After Berra retired as a player after the 1963 World Series, he was immediately made Manager of the Yankees, just one of many coaching jobs he would hold until he again Managed the Yankees for George Steinbrenner. In 1984 agreed to an extension into 1985 with the assurance that George would not fire him. Well, sixteen games into the season, George fired him and didn’t even do it in person. This created a huge rift, and Yogi was absent from Yankee Stadium for over fourteen years. As George aged, he realized that he wronged Yogi and arranged a meeting.  Yogi agreed to it at Yogi’s New Jersey home, and they patched things up. On July 18, 1999, George arranged a Yogi Berra Day at Yankee Stadium honoring the former catcher. On that same day, David Cone pitched his perfect game with Don Larsen in the stands. Yogi caught Don Larsen’s perfect game. From that time on, Yogi was a fixture at Yankee Stadium and became everyone’s Grandfather.  Yogi made his last appearance at Old Timer’s Day in June of 2015.

In 1998, Yogi opened the Yogi Berra Museum and Learning Center on Montclair State University’s grounds. There was also a baseball stadium named after him. Berra had three sons with his wife, Carmen. In 2012 due to Carmen’s declining health, they moved into an assisted living facility where Yogi would live until his death. In 2014, Carmen passed away. Previous to that, his closest friend Phil Rizutto died. The two people closest to him had died.

Yogi Berra will be remembered as a great catcher and baseball player. Still, he will also be fondly remembered for his Yogi-isms. a series of delightful aphorisms about baseball and life in general, quotes like, “Nobody goes there anymore, it’s too crowded,” “90% of baseball is mental, the other 50% is physical”, “when you come to a fork in the road, take it,” “It ain’t over til it’s over,” and “you can observe a lot by watching.” Those are just a few of the wonderful Yogi-isms that are still quoted today.  One day Yogi was asked about his Yogi-isms, he in his way with words: “I never said most of the things I said.”

Yogi Berra is one of the most honored Yankee baseball legends.  He was an All-Star 18 times; no other catcher in baseball has approached that. He was an MVP candidate 15 times while winning the prestigious award three times.  No other catcher in baseball has ever won the MVP three times. His museum displays his 10 World Series rings, which is more than any other baseball player in history. He won three more championships as a coach, including an astonishing 21 total World Series appearances as a player, coach, or manager.  During his eighteen-year career, he amassed  2,148 hits, 358 home runs, and 1,430 RBI’s while hitting a career .285 batting average.  I was lucky enough to watch Yogi’s career, and a great one it was.

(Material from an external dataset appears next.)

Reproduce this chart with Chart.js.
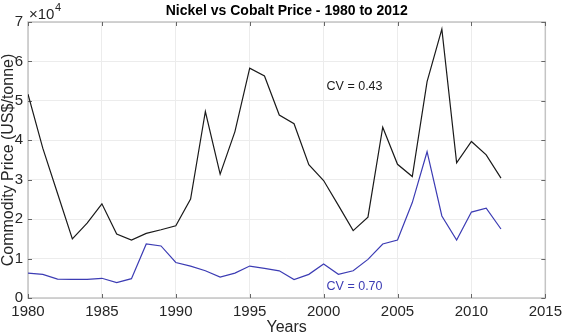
<!DOCTYPE html>
<html>
<head>
<meta charset="utf-8">
<script src="https://cdn.jsdelivr.net/npm/chart.js@4"></script>
<style>
  html, body { margin: 0; padding: 0; background: #fff; }
  #wrap { width: 567px; height: 333px; }
</style>
</head>
<body>
<div id="wrap"><canvas id="priceChart" width="567" height="333"></canvas></div>
<script>
// yearly prices, US$/tonne
const years = [1980, 1981, 1982, 1983, 1984, 1985, 1986, 1987, 1988, 1989,
  1990, 1991, 1992, 1993, 1994, 1995, 1996, 1997, 1998, 1999,
  2000, 2001, 2002, 2003, 2004, 2005, 2006, 2007, 2008, 2009,
  2010, 2011, 2012];

const nickel = [51700, 38000, 26500, 15000, 19000, 23900, 16200, 14700, 16400, 17300,
  18300, 25100, 47300, 31400, 42200, 58300, 56300, 46400, 44200, 33800,
  29800, 23500, 17100, 20500, 43300, 33900, 30800, 54900, 68200, 34300,
  39700, 36300, 30400];

const cobalt = [6300, 6000, 4800, 4700, 4700, 5000, 3900, 4900, 13700, 13200,
  9000, 8100, 6900, 5300, 6300, 8100, 7500, 6900, 4700, 6000,
  8600, 6000, 6900, 9800, 13700, 14700, 24200, 37100, 20800, 14700,
  21800, 22800, 17500];

const xTicks = [1980, 1985, 1990, 1995, 2000, 2005, 2010, 2015];
const yTicks = [0, 10000, 20000, 30000, 40000, 50000, 60000, 70000];

const notes = [
  { text: "CV = 0.43", x: 2000.2, y: 53600, color: "#1a1a1a" },
  { text: "CV = 0.70", x: 2000.2, y: 2900, color: "#3c3cb4" }
];

const FONT = "'Liberation Sans', Arial, sans-serif";

const toXY = (arr) => arr.map((v, i) => ({ x: years[i], y: v }));

// frame, side ticks and all the loose text (MATLAB look)
const decorations = {
  id: "decorations",
  beforeDatasetsDraw(chart) {
    const { ctx, chartArea: a, scales } = chart;
    ctx.save();
    ctx.strokeStyle = "#c4c4c4";
    ctx.lineWidth = 1.5;
    ctx.strokeRect(a.left, a.top, a.right - a.left, a.bottom - a.top);
    // small inward ticks on all four edges
    ctx.strokeStyle = "#666";
    ctx.lineWidth = 1;
    yTicks.forEach(v => {
      const py = Math.round(scales.y.getPixelForValue(v)) + 0.5;
      ctx.beginPath(); ctx.moveTo(a.right, py); ctx.lineTo(a.right - 4, py); ctx.stroke();
      ctx.beginPath(); ctx.moveTo(a.left, py); ctx.lineTo(a.left + 4, py); ctx.stroke();
    });
    xTicks.forEach(v => {
      const px = Math.round(scales.x.getPixelForValue(v)) + 0.5;
      ctx.beginPath(); ctx.moveTo(px, a.top); ctx.lineTo(px, a.top + 4); ctx.stroke();
      ctx.beginPath(); ctx.moveTo(px, a.bottom); ctx.lineTo(px, a.bottom - 4); ctx.stroke();
    });
    ctx.restore();
  },
  afterDraw(chart) {
    const { ctx, chartArea: a, scales } = chart;
    ctx.save();
    ctx.fillStyle = "#000";
    ctx.textAlign = "center";
    ctx.textBaseline = "middle";
    ctx.font = "bold 14px " + FONT;
    ctx.fillText("Nickel vs Cobalt Price - 1980 to 2012", (a.left + a.right) / 2, 11);

    ctx.fillStyle = "#262626";
    ctx.font = "15px " + FONT;
    ctx.textAlign = "left";
    ctx.fillText("\u00d710", 29, 15);
    const w = ctx.measureText("\u00d710").width;
    ctx.font = "11px " + FONT;
    ctx.fillText("4", 29 + w + 0.5, 8);

    ctx.font = "16px " + FONT;
    ctx.textAlign = "center";
    ctx.fillText("Years", (a.left + a.right) / 2, 328);

    ctx.save();
    ctx.translate(9, (a.top + a.bottom) / 2);
    ctx.rotate(-Math.PI / 2);
    ctx.fillText("Commodity Price (US$/tonne)", 0, 0);
    ctx.restore();

    ctx.font = "12.5px " + FONT;
    ctx.textAlign = "left";
    notes.forEach(n => {
      ctx.fillStyle = n.color;
      ctx.fillText(n.text, scales.x.getPixelForValue(n.x), scales.y.getPixelForValue(n.y));
    });
    ctx.restore();
  }
};

new Chart(document.getElementById("priceChart"), {
  type: "line",
  data: {
    datasets: [
      { label: "Nickel", data: toXY(nickel), borderColor: "#1a1a1a", borderWidth: 1.2,
        pointRadius: 0, tension: 0, fill: false },
      { label: "Cobalt", data: toXY(cobalt), borderColor: "#3c3cb4", borderWidth: 1.2,
        pointRadius: 0, tension: 0, fill: false }
    ]
  },
  options: {
    responsive: false,
    animation: false,
    layout: { padding: { top: 22, right: 14, left: 0, bottom: 0 } },
    plugins: { legend: { display: false }, title: { display: false }, tooltip: { enabled: false } },
    scales: {
      x: {
        type: "linear", min: 1980, max: 2015,
        afterBuildTicks: (s) => { s.ticks = xTicks.map(v => ({ value: v })); },
        afterFit: (s) => { s.height = 35; },
        grid: { color: "#ececec", drawTicks: false },
        border: { display: false },
        ticks: { color: "#262626", font: { family: FONT, size: 15 }, padding: 5, maxRotation: 0,
          callback: (v) => String(v) }
      },
      y: {
        min: 0, max: 70000,
        afterBuildTicks: (s) => { s.ticks = yTicks.map(v => ({ value: v })); },
        afterFit: (s) => { s.width = 28; },
        grid: { color: "#ececec", drawTicks: false },
        border: { display: false },
        ticks: { color: "#262626", font: { family: FONT, size: 15 }, padding: 5,
          callback: (v) => String(v / 10000) }
      }
    }
  },
  plugins: [decorations]
});
</script>
</body>
</html>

After leaving the Yankees, he became a coach for the cross-town New York Mets.  He served under Casey Stengel, Wes Westum, and Gil Hodges for seven seasons, including the Mets’ 1969 World Series win.  During spring training in 1972, Gil Hodges suddenly died, and Berra was made manager. Although he was a successful manager, Berra’s tenure as the Mets manager ended with his firing on August 5, 1975. He had a record of 298 wins and 302 losses, which included the 1973 postseason. In 1976, he rejoined the New York Yankees as a coach.   During that time, the Yankees won the Fall Classic in 1977 and 1978. Berra was again named Yankee manager before the 1984 season and was quickly fired, leading to the aforementioned riff with owner George M. Steinbrenner that lasted for fourteen years.

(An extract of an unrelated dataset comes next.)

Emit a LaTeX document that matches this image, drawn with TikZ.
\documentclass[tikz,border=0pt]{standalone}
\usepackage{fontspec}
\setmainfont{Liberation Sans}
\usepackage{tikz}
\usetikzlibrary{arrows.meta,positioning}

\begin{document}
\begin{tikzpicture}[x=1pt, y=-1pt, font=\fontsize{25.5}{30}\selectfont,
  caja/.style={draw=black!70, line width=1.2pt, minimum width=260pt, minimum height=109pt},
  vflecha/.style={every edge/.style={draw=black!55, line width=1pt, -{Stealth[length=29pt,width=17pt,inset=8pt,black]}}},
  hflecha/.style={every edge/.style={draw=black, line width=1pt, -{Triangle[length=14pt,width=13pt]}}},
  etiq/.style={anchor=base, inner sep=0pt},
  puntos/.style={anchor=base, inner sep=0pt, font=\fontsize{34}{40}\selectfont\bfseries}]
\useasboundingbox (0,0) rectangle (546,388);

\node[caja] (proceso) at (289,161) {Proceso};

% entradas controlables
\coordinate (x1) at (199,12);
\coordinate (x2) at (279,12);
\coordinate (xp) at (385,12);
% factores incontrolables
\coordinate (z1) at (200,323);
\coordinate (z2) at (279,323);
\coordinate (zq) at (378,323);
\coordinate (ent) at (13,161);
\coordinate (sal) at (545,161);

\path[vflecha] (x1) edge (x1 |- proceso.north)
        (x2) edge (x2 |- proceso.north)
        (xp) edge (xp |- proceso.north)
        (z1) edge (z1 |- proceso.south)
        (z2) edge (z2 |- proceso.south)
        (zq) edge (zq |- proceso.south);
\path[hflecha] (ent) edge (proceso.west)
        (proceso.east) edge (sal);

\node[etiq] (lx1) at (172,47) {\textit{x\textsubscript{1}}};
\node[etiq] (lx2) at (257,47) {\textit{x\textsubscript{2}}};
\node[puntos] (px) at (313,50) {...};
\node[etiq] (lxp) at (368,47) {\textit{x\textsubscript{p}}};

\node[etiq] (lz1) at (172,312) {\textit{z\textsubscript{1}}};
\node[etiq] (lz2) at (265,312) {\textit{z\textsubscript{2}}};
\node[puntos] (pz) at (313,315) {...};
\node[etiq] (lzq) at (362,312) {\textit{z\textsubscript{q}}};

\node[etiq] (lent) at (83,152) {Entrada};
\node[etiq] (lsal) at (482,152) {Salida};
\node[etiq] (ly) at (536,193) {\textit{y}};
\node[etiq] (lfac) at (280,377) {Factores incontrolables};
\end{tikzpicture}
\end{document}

In 1985 Berra signed with the Houston Astros as a bench coach and led the NLCS team in 1986.  Berra stayed with the Astros completing the 1989 season. He finished his managerial career with a regular-season record of 484–444 and a playoff record of 9–10. Yogi Berra was elected to the Baseball Hall of Fame in 1972.  In the same year, his Yankee number 8 was retired with a Monument Park plaque at Yankee Stadium.

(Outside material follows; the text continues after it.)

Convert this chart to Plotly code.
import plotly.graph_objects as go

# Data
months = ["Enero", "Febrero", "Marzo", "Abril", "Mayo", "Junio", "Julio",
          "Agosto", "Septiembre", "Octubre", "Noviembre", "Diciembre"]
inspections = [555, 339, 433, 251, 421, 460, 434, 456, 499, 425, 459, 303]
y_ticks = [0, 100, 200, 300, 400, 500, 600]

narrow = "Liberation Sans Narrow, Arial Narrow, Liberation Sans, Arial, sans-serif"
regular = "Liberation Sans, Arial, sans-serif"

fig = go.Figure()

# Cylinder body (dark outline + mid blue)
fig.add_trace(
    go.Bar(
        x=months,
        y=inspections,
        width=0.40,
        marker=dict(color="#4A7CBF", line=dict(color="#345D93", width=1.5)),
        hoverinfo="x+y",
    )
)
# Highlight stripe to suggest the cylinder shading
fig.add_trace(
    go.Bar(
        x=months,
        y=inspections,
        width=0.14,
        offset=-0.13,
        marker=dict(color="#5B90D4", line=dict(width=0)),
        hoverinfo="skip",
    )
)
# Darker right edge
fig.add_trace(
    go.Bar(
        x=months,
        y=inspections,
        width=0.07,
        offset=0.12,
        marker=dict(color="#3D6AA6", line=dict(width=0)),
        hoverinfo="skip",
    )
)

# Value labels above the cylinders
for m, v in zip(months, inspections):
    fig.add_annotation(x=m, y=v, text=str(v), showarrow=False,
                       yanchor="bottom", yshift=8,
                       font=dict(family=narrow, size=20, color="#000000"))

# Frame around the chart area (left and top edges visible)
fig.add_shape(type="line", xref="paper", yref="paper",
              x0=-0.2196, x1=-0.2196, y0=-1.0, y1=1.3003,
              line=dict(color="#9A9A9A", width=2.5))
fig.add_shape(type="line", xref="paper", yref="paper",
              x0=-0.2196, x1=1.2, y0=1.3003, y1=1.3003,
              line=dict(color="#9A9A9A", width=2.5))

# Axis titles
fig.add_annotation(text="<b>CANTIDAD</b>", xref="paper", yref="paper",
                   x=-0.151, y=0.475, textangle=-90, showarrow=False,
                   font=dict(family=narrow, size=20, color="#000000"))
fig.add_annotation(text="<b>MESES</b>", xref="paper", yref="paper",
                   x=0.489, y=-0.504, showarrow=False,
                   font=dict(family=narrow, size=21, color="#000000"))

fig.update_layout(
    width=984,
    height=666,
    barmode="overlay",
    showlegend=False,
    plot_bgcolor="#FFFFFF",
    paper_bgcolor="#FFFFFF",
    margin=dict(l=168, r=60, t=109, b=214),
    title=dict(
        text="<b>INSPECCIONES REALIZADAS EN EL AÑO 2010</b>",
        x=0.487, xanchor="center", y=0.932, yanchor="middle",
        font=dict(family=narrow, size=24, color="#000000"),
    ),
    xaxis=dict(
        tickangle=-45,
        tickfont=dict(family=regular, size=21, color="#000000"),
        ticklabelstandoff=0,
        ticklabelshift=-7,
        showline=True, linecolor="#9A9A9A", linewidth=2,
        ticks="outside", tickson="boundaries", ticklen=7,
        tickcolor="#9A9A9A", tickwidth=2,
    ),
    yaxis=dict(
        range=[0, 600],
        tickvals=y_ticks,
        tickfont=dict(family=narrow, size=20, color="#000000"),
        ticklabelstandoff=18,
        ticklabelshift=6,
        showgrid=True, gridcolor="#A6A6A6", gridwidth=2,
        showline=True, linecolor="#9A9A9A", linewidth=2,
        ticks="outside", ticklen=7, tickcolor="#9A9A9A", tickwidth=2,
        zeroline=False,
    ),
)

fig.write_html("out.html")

Sixty-nine years after Yogi joined the Yankees, he passed away in his sleep at 90 in 2015. All of New York mourned. The empire state building was lighted in pinstripes, The Yankees wore “8” on their sleeves, flags flew at half-mast from New York to his birthplace in St. Louis, and a moment of silence was honored at major league games throughout the country. In 2015 President Barack Obama posthumously awarded Yogi with Presidential Medal of Freedom. In Berra’s place, his son Larry Berra accepted the medal.

Yogi Berra, the unlikely baseball Icon and folk hero, lived his long life, on and off the field, with uncommon humility.